History of CORE and CORE-CA


By: Adrian Dove          February 2003  

The Congress of Racial Equality, CORE, is the third oldest of the major historical Civil Rights organizations which in began in the 1940’s 50’and 60’’s.  It was CORE, more than the other two older groups NAACP and Urban League ;which led the massive struggle.  It was CORE, founded by James Farmer in Chicago in 1942, which created the concept of Non-Violent Resistance to laws that were immoral but which had been adhered to since the end of Reconstruction and the Plessy-vs-Ferguson decision by which the Supreme Court had enshrined the fallacious concept of ‘Separate but Equal as the law of the land.

It was CORE which in the late1940’s and early 50’s which launched the integrated teams of bus riders throughout the south called the “Freedom Riders” to test the Interstate Commerce Compact which mandated equal access to IC related accommodations.   The CORE Freedom Riders launched a new era in the midst of  lynchings and public support of segregation in the US Congress houses.  It was the brave CORE Freedom Fighters who then got off the busses throughout the rural and urban south and began the CORE “”Sit-Ins” at local restaurants, hotels and  train station diners and even dared to integrated the public toilets at Airports and Train Stations, which had until then been reserved for use whites only.  

The CORE Freedom Riders and Sit-Ins of the late 40’s and early 50’s were met with massive resistance and extreme violence administered by local poor white women and white men who were generally supported in their violence by their local electeds and many of their Representatives to both housed of the U.S. Congress.  For the simple act of trying to eat at a JJ Newbury a Kresge or Woolworth’s Lunch Counter or even at a lowly Stucky’s Chicken Hut, the CORE freedom Riders were almost always beaten, while hot coffee was poured on them by jeering mobs while local police just stood and watched.

CORE was pretty much alone in this phase of launching of what was to become the Civil rights Movement.  It was CORE that gave birth to the massive civil rights movement from pain and suffering endured in a host of small towns all across the south and in some parts of the North and West as well.   At the start of their Non-Violent Strategy of pushing the issue James Farmer and CORE were criticized harshly by Roy Wilkins, head of the NAACP, because he felt the legal approach of the NAACP Legal Defense Fund was far less disruptive and therefore the proper way.  CORE differed from NAACP in other ways as well.  Local Chapters and State Organizations of CORE were encouraged to innovate and do whatever it would take to get the job done within the law and in a non-violent way. 

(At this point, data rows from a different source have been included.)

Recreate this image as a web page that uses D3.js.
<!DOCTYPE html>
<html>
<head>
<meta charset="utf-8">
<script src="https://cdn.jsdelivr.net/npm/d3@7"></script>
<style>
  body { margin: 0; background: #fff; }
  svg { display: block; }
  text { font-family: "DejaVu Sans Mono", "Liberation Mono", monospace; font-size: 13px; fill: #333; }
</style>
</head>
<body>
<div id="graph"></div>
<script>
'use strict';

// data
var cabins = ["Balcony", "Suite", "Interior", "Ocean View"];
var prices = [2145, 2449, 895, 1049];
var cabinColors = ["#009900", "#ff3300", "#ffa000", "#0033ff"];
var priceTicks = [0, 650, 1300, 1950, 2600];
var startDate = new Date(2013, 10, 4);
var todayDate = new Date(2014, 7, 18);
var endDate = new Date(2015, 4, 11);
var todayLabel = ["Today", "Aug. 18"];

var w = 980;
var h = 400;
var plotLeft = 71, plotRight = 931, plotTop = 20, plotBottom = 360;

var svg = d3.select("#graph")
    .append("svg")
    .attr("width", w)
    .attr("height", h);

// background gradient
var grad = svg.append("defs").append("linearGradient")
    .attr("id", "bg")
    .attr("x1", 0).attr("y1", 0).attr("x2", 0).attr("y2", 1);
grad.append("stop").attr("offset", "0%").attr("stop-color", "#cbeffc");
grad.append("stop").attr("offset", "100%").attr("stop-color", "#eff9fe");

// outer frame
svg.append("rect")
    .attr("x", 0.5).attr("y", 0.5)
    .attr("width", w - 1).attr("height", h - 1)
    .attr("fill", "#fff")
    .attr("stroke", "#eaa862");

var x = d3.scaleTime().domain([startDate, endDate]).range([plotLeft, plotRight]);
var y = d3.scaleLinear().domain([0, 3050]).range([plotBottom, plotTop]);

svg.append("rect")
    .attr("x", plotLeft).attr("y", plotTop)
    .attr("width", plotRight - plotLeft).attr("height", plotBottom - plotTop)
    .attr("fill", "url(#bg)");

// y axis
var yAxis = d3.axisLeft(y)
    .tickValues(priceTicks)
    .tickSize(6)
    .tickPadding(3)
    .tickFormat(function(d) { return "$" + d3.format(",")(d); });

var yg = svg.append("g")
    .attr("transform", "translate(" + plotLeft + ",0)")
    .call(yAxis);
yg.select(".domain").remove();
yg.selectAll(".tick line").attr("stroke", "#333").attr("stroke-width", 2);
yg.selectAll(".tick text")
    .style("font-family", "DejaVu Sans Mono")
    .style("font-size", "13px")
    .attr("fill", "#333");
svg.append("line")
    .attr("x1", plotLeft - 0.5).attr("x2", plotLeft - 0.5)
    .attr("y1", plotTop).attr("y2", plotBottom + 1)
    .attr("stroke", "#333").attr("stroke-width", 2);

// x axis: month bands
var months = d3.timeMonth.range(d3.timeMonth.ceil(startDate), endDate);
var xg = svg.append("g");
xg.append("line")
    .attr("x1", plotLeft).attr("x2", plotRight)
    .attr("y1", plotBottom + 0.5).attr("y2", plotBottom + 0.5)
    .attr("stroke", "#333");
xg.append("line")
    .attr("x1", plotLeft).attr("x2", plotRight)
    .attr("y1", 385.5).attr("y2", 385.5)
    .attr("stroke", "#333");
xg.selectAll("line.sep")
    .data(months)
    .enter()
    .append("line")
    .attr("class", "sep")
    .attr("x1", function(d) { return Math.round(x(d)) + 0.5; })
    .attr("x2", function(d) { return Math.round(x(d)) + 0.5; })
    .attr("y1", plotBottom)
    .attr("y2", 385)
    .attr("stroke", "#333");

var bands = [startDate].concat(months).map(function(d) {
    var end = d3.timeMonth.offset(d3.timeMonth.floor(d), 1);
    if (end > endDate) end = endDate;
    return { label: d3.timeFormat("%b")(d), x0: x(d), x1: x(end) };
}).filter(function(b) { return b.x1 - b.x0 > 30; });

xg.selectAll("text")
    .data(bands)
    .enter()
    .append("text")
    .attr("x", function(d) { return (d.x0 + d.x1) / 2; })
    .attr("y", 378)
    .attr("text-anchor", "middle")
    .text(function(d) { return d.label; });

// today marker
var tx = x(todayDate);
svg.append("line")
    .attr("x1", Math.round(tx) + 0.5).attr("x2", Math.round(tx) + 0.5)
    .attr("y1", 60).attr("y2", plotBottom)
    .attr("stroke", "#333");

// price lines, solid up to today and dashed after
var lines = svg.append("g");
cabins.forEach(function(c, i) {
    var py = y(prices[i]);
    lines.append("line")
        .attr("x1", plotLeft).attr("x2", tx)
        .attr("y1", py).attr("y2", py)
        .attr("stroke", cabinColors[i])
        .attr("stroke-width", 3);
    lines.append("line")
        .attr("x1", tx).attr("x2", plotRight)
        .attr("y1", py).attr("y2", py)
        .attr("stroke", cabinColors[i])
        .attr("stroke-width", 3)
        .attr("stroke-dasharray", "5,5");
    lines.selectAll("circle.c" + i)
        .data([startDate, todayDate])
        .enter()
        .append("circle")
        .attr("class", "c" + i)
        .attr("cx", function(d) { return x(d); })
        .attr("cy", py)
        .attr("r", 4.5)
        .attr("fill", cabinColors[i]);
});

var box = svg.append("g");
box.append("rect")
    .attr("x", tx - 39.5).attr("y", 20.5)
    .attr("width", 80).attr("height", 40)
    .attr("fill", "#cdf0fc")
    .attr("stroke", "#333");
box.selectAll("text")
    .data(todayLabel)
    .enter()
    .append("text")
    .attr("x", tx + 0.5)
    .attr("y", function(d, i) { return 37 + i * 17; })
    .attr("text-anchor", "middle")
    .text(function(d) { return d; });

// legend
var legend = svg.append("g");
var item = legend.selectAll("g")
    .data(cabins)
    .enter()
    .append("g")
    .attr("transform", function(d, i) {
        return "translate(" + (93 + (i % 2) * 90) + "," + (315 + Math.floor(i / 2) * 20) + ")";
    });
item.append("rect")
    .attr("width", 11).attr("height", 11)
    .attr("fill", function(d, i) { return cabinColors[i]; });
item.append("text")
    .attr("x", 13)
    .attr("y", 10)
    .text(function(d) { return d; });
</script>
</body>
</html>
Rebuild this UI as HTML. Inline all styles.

National CORE was led by James Farmer from 1942 to 1966, at which time there was elected Floyd McKissock, in the midst of tumultuous times with cities ablaze from “Civil Unrest” and opposition to the US involvement openly in Vietnam and secretly sn Cambodia.  With many of the early focused upon civil rights in public accommodations being mendd and voting rights, fair employment  and fair housing laws being put on the books in state after state the focus of CORE was diverted from civil rights and equal opportunity in the areas of jobs and housing and police misconduct, the focus of national CORE was shifted to economic development and housing.  Floyd McKissock, actually moved the National Headquarters of CORE from its traditional homes in Chicago and New York to a whole new Utopian village to be created in rural Virginia. The state Organizations and their Chapters began to fall apart during an extended period of neglect between 1966 and 1969, while the cities burned and increasingly Police Powers were being increased primarily at the expense of the Black Community and other poor segments of the society.  Whereas after the 1954 Earl Warren Supreme Court Decision (Brown vs the Topeka Kansas Board of Education) there was the 1955, Rosa Parks bus seat refusal which brought forth the great and eloquent leader Dr. Martin Luther King, who shortly after his assumption of a leadership role in the Montgomery Movement to protect Ms. Parks, he was visited and mentored by Bayard Rusting of New York City who introduced the CORE tactics of Non-Violence and economic boycott into the equation which grew then into a complete boycott of the city’s busses and the downtown merchants rather than just the release of Rosa Parks as had originally been the demand. 

In 1969, CORE National, there arose out of the New York State organization and New York City Chapters, a new younger leader Roy Innes, who with his team began to return CORE National to some of its basic tenants that still needed attention, such as following up on case work and initiating mobilizations where needed.  CORE also became fiscally self sustaining for the first time in may years. CORE National has been headed by Roy Innes from 1969 through the present.  In addition to administration of Welfare to Workfare training and other youth and elderly programs, CORE has for the past 19 years sponsored the Annual Martin Luther King Harmony Awards in Manhattan and in the Summer another Awards Event with a summer street festival occupying all of Times Square. The current year’s Keynote addresses included First Lady Laura Bush and Senate Majority Leader Bill Frist.